Quantum tunneling detectors are still the stuff of experiment, but they may find their way into commercial nanopore sequencing platforms, which typically rely on measuring the ionic current that passes across a pore as DNA passes through it. Quantum tunneling detectors could reduce the cost and increase the scale of nanopore sequencing, but they require nanopores that are fabricated from synthetic materials, rather than proteins, which have already been shown to be optimizable and reliable nanopore components.
In 2005, tunneling as a means of determining DNA base sequences was first proposed. In 2010, tunneling was used to identify single bases in short DNA molecules.
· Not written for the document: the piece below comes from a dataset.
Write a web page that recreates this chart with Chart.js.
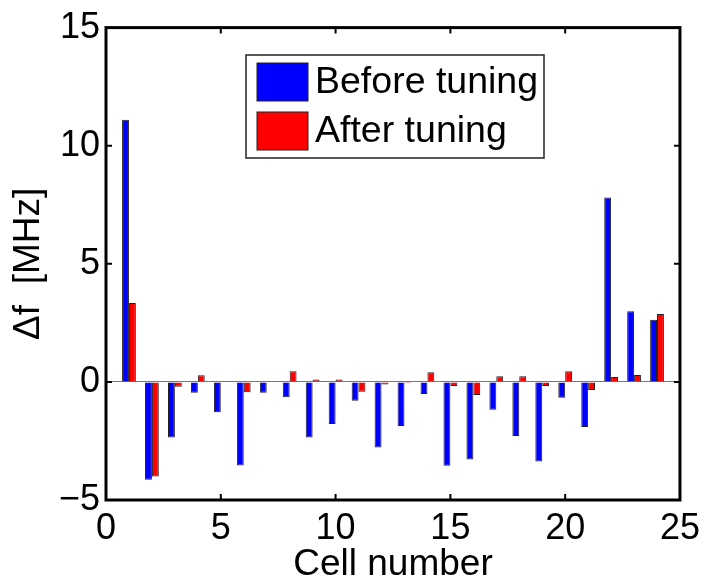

As late as 2015, tunneling developers were still striving to achieve single-base resolution by controlling how quickly the DNA passes through the nanopore.
The kinks in tunneling are still being worked out, but at Osaka University it has been used to distinguish between chemically modified bases, demonstrating how it may be advantaged in certain applications. Specifically, Osaka scientists used a single-molecule quantum sequencing method to determine exactly where an anticancer agent, trifluridine, becomes incorporated into DNA. Although trifluridine can take thymine’s place in DNA, it cannot bind to thymine’s partner, adenine. Consequently, when trifluridine gets incorporated into DNA of cancer cells, it inhibits cell proliferation and tumor growth.
In Scientific Reports, the Osaka scientists described how they used tunneling to distinguish drug molecules from normal nucleotides in short strands of DNA. The analysis of long strands of DNA, the scientists noted, will require better “flow-dynamics control techniques.”
Eventually, tunneling could lead to a “better understanding of the mechanism involved in DNA damage,” said the article’s senior author, Masateru Taniguchi, PhD. “This technology,” he added, could “aid in the development of more effective anticancer drugs.”